Every year, new mandates without legislative funding get dumped on the towns, driving up costs - and taxes. With nearly 80 percent of the typical municipal budget being for wages and benefits, state labor mandates constrict the ability of local boards to manage costs effectively. Such mandates dangerously accentuate the political and fiscal problem of unbridled public sector compensation, which outpaces that of the vast majority of our taxpayers. Meanwhile, good programs get choked from local budgets, a result of the imbalances in Connecticut's protectionist binding arbitration system.

The state prevailing wage law is another protectionist policy from the past - a relic of the Depression era - that drives up municipal project costs and effectively reduces the competitive mix of bidders on local projects. This increases what local taxpayers must pay by 10 to 30 percent, according to study after study from across the nation. It also mandates the highest wages in the region, rather than average or competitive compensation.

In Granby's case, the excesses of prevailing wage cost taxpayers nearly $1 million annually or 3 to 4 percent of each property tax bill. That is why so many states have never had or have repealed this costly mandate, and why the National Association of School Boards and even the federal Government Accounting Office have called for its elimination.

While many believe that the time for repeal of such costly mandates may well be here, the General Assembly, at least, should update the minimum cost of a municipal project to which the prevailing wage rules apply. This would reflect the substantial increase in construction costs since 1991, when the current levels were set. The language in House Bill 6640 - raising the project cost threshold to $1 million from the current levels of $400,000 on new work and $100,000 on renovations, with indexing to construction inflation going forward - is the reasonable compromise that would provide some real relief for local taxpayers.
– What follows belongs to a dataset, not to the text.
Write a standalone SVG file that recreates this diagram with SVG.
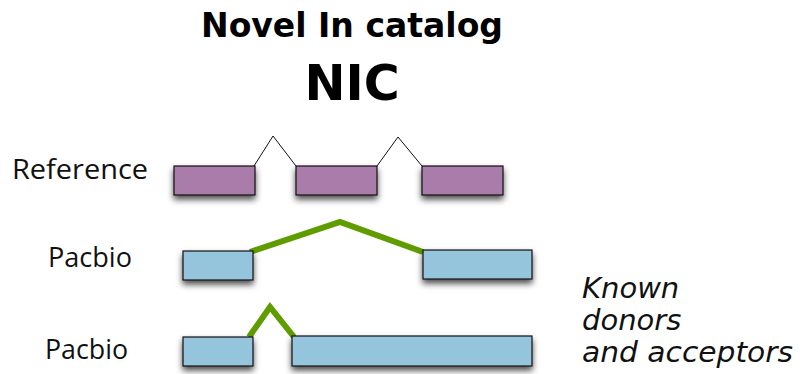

This bill has been supported through sponsorship and in committee vote by 20 percent of the combined legislative chambers. It is refreshing to see at least some legislators stand tall in representing all of their constituents and not just perpetuate what benefits special interests.

As taxpayer rebellion burns across the nation, and in the towns and cities throughout our own state, discussion around the Capitol goes on about taxing us more just to send some of it back to the municipalities to slow the increase in property taxes. The governor also has proposed a property tax cap, but it will fail unless accompanied by meaningful reform of the mandates that accelerate the slow but steady squeeze on local programs.

Real change only can happen by strengthening the ability of municipalities to manage their own fiscal matters.

At no cost to the state, the legislature can enact reforms that will do exactly that, thus flattening the municipal cost curve for the future. If moderate reforms had been enacted years ago, Connecticut wouldn't be in its current fiscal crisis. Indeed, the property tax cap and reform issue would have been nipped in the bud by putting the responsibility and power to handle budgetary matters back where it belongs - at the local level.

Arthur Johanson, a Democrat of Burlington, and Michael Guarco, a Republican of Granby, are longtime board of finance chairmen. They are among the founding members of the Connecticut Municipal Consortium for Fiscal Responsibility - an alliance of 192 boards and chairmen from 115 towns and cities.